Let me recall the definitions of lower and upper semicontinuity of real-valued functions.
Definition 1.
Let $X$ be a topological space and $f:X→\mathbb R$. We say that $f$ is lower semicontinuous (resp.: upper semicontinuous), if the set $\{x\in X: f(x)>a\}$ $\left(\text{resp.} :\{x\in X: f(x)<a\}\right)$ is open for every $a\in\mathbb R$.

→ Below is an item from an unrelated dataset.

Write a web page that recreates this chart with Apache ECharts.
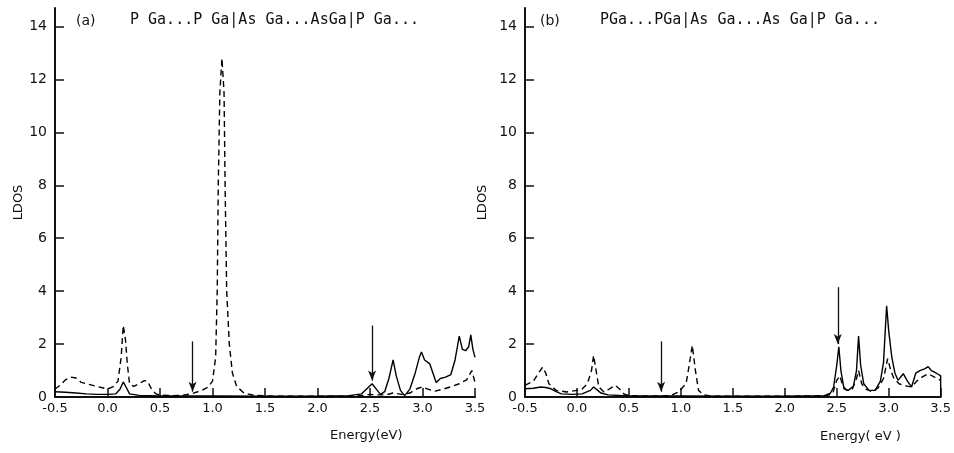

For set-valued maps, the definition of lower semicontinuity reads as follows.
Definition 2.
Let $X,Y$ be topological spaces and $\Phi:X\to \mathcal P(Y)$ be a set-valued mapping. We say that $\Phi$ is lower semicontinuous, if for every open set $G\subset Y$, the set $\{x\in X:\Phi(x)\cap G\neq\emptyset\}$ is open in $X$.
Question
Now let $f_1,f_2:X\to\mathbb R$, $f_1\leq f_2$, where $f_1$ is upper semicontinuous and $f_2$ is lower semicontinuous. How to show that a set-valued map $x\mapsto [f_1(x),f_2(x)]$ is lower semicontinuous?
Best Answer
The key observation is this, defining $F(x)=[f_(x),f_2(x)]$ and considering any open interval $(a,b) \subseteq \Bbb R$
$$F(x) \cap (a,b) \neq \emptyset \iff (f_1(x) < b) \land (f_2(x) > a) \tag{1}$$
This means that the set $$F^{\Leftarrow}[(a,b)]:=\{x: F(x) \cap (a,b)\neq \emptyset \} = f_1^{-1}[(\leftarrow,b)] \cap f_2^{-1}[(a,\rightarrow)]$$
is open as a finite intersection of open sets (as $f_2$ is lsc and $f_1$ is usc). And if $O$ is any open subset of $\Bbb R$, it is a union of open intervals $(a_i, b_i)$ and
$$F^{\Leftarrow}[O] = F^{\Leftarrow}[\bigcup_i (a_i, b_i)]= \bigcup_i F^{\Leftarrow}[(a_i,b_i)]$$
(the last identity is easily checkable from the definitions) and so is open as a union of open sets. This shows $F$ is lsc as a set map.